On 12-14 May, language professionals in the UK and abroad gathered online for the Institute of Translation and Interpreting (ITI) conference 2021: Evolving in Changing Times.
Besides keeping up to date with industry trends, the latest technology, and participating in fascinating panel discussions, the event challenged me to reflect on my own translation and editing methods. As a qualified ITI member, I’m committed to continuous professional development to ensure my clients get a great service and this was the perfect opportunity to hone my skills. A couple of sessions highlighted some techniques that are useful for anyone writing content.
Editing tips and tricks
When translating a text, it can be quite hard to distance yourself from the original language and entirely avoid “source language interference” where a German sentence structure is retained in the English. It isn’t always possible to leave a couple of days between translation and proofreading (to ‘forget’ the German), which is why translators work with revisers/proofreaders.

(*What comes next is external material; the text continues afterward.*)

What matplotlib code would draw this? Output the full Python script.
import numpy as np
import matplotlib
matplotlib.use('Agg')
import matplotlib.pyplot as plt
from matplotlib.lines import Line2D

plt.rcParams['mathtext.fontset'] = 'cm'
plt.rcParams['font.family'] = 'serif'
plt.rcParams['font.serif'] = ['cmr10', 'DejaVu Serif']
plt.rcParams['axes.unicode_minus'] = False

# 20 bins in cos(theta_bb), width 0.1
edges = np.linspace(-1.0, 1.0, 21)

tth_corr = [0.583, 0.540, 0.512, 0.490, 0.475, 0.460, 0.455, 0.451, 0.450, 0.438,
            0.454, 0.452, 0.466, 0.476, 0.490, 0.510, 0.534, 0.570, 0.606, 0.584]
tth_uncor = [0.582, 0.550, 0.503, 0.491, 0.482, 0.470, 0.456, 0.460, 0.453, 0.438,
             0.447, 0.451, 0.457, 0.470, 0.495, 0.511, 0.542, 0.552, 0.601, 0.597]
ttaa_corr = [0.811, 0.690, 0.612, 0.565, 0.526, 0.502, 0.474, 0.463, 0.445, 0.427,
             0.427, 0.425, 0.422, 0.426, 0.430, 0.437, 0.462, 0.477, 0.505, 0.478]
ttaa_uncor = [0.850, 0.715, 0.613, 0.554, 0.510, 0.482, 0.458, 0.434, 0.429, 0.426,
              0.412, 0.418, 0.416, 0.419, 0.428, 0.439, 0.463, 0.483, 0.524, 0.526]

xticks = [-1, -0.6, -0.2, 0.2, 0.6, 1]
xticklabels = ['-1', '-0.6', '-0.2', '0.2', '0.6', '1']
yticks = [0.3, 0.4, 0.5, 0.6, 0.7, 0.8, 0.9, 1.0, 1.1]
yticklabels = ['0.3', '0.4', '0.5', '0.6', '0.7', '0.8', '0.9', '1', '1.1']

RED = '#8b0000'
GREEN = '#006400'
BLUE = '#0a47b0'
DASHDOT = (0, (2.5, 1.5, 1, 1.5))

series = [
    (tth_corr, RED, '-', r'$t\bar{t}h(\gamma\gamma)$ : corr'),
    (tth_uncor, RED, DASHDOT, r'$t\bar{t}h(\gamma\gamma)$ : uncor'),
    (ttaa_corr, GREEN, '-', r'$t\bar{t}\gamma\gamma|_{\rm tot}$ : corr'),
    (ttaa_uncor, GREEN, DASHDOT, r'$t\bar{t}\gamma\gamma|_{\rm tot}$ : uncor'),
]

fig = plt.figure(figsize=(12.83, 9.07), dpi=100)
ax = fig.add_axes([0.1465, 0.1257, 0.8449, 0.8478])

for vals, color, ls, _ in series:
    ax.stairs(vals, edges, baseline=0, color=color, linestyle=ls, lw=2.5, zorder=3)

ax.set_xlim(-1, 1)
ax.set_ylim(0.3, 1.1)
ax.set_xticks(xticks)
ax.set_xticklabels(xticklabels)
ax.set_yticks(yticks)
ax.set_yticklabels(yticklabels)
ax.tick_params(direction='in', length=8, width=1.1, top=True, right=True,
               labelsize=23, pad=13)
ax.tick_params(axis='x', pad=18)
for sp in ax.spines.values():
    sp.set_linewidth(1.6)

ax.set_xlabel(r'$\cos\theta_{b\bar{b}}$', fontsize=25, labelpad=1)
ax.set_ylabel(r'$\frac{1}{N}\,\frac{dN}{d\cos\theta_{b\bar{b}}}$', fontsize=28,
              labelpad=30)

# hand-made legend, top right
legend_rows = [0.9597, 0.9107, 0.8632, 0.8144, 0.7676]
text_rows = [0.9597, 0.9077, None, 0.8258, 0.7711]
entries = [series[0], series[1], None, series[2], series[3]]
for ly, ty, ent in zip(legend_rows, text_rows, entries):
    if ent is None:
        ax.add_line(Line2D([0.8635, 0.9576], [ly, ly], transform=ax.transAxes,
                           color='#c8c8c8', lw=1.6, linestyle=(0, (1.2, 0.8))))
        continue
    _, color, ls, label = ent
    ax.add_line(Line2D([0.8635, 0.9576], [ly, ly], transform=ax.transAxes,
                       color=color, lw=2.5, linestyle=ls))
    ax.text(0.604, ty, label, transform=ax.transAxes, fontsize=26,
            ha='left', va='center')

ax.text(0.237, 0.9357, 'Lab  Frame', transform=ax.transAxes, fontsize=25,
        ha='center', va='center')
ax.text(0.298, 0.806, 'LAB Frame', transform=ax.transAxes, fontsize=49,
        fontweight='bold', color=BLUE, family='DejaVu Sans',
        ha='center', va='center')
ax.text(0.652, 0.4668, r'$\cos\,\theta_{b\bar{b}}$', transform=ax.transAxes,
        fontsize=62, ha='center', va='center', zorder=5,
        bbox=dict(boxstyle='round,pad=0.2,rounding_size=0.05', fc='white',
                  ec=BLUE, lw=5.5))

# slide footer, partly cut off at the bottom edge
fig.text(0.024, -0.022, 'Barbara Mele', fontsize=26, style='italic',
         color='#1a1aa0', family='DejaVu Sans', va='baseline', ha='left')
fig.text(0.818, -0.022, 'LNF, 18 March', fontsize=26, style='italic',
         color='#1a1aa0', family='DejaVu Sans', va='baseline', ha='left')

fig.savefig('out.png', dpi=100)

But there are a few other tricks and tips you can use, whether you’re translating or editing a text in your own language. Colleagues suggest reading your text in another font, or on a different coloured background to fool your brain into looking at the text in another light. Another approach is to use the text-to-speech function on software such as Microsoft Word to listen to the text so you can hear any sections that sound a bit stilted.

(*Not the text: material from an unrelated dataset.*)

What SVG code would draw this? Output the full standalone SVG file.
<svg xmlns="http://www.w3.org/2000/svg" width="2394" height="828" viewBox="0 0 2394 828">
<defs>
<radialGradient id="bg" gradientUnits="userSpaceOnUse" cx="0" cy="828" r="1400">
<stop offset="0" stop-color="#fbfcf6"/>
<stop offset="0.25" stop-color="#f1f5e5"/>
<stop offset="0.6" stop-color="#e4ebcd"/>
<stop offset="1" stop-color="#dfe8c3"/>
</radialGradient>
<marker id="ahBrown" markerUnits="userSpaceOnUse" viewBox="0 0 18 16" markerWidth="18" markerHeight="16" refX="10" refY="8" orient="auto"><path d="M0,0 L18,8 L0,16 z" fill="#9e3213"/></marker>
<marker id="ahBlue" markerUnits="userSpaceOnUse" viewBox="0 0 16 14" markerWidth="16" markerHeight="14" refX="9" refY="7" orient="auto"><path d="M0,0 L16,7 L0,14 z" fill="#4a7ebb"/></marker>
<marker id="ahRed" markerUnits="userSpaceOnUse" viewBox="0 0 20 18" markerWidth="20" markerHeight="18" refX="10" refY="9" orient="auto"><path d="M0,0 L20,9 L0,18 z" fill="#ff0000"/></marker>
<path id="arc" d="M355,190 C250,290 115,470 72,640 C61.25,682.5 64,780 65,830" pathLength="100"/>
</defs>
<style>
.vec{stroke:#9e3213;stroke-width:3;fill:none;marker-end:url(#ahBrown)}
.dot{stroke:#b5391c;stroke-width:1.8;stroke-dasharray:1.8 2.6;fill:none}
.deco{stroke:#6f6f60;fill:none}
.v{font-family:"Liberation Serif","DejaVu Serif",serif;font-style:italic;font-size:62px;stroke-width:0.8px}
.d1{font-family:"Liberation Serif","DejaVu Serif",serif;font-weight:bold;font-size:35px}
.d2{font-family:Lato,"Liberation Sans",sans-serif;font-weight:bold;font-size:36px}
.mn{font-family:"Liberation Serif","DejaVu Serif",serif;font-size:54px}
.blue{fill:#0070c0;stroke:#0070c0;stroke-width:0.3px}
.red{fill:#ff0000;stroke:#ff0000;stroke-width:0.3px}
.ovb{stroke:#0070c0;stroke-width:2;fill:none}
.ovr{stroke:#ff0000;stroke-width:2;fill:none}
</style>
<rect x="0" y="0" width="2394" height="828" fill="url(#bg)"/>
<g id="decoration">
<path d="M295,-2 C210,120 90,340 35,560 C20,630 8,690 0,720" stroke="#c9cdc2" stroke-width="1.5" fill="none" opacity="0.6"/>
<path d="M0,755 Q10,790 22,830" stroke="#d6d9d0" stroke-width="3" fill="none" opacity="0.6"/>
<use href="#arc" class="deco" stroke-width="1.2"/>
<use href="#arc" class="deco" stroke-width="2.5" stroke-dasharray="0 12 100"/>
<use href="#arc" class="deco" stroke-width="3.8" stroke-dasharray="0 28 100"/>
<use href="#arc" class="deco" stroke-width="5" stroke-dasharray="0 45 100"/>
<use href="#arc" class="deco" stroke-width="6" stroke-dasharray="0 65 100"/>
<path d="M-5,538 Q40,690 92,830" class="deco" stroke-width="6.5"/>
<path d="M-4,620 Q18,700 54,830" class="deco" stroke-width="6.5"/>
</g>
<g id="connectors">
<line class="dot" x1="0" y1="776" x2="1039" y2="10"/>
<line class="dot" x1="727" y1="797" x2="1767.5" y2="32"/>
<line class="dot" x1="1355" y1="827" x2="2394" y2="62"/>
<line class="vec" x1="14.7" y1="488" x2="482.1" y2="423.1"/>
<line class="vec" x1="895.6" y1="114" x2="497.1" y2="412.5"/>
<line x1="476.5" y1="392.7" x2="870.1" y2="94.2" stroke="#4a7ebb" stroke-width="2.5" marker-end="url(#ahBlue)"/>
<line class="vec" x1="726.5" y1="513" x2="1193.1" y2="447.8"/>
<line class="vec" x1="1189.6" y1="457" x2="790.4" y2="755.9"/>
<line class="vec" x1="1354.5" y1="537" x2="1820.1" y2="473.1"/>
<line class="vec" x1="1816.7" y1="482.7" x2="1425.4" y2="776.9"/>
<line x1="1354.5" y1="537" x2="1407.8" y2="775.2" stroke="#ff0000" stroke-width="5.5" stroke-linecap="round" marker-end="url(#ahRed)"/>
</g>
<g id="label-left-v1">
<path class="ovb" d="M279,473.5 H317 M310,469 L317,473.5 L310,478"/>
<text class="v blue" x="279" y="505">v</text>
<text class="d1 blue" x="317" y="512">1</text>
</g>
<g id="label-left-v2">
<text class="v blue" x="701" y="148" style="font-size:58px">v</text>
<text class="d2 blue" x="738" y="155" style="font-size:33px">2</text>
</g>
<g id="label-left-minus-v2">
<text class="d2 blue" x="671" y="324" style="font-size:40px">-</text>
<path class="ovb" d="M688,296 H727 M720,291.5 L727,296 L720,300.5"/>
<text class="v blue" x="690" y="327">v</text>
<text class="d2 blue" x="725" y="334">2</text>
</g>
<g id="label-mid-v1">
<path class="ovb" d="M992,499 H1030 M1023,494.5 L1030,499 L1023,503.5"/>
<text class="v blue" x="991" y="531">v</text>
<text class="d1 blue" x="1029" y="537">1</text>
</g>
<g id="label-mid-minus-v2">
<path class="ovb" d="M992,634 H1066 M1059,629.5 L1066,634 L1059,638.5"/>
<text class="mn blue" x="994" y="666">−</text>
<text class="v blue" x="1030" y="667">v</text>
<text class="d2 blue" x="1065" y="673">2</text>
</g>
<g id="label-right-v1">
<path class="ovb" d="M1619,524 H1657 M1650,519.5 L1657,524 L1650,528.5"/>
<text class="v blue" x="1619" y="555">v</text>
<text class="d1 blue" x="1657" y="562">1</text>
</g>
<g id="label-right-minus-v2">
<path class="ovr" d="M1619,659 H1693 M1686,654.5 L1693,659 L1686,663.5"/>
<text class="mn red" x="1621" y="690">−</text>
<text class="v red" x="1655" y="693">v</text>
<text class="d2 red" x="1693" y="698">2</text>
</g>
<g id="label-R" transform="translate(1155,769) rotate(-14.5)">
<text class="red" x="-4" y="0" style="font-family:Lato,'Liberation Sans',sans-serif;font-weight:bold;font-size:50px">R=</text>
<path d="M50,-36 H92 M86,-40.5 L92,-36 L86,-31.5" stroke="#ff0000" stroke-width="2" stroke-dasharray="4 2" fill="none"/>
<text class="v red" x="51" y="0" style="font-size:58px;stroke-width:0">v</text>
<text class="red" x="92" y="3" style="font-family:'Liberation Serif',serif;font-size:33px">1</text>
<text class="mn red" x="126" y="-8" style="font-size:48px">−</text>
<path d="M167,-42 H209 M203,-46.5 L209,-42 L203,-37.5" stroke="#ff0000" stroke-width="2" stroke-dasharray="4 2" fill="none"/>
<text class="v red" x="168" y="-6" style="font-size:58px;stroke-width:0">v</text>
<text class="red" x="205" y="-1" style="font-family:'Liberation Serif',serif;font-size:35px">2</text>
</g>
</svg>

One of my favourite sessions was the German translation slam. This was a head-to-head context in which two translators translated the same text into English and compared their approaches in front of an audience. A couple of the German texts used were from a Mercedes Benz magazine from a few years ago and provoked a lot of discussion about political correctness and style choices. While each translator put their own spin on the text, they ultimately decided a combined version would work perfectly. However, one critical element was missing: You, the client.

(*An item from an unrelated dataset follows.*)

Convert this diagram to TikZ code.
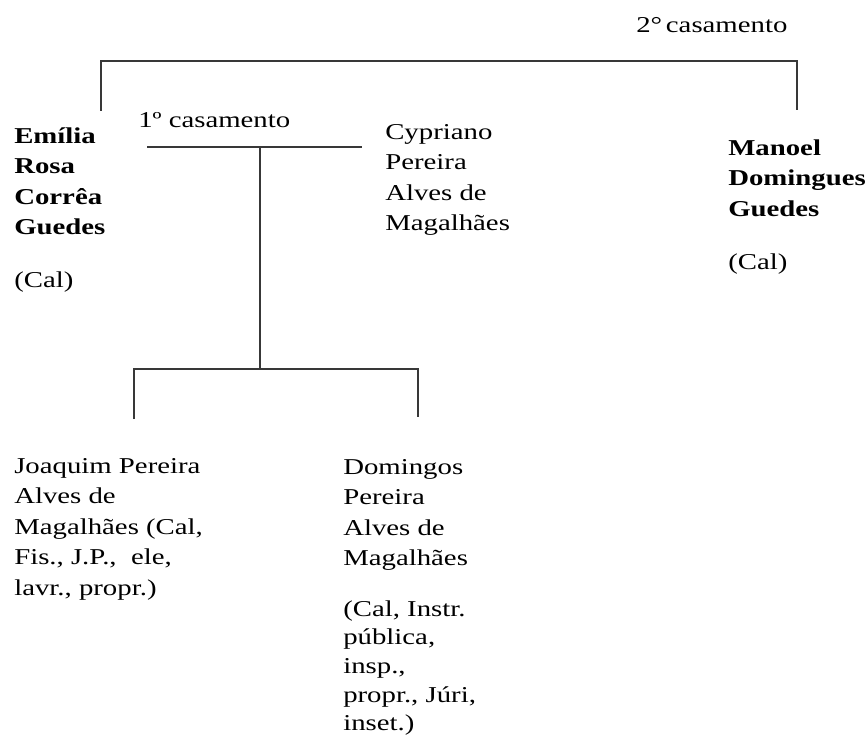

Without having a translation brief, knowing client preferences or style, or what the author/client wants to achieve, there were a lot of unanswered questions. A text could take an entirely different direction, especially in the creative field. So if you have specific requirements, goals, or any other insights into your intended audience for a translation, do share with your translator. It provides excellent guidance when choosing the right phrases and ensures you get the results you want.
A funny finale
At the closing ceremony we enjoyed jokes and a chat with Henning Wehn – the self-proclaimed German Comedy Ambassador to the UK. He discussed language, the non-translatability of jokes and culture and poked fun at both Brits and Germans. The perfect finale for a bunch of language nerds.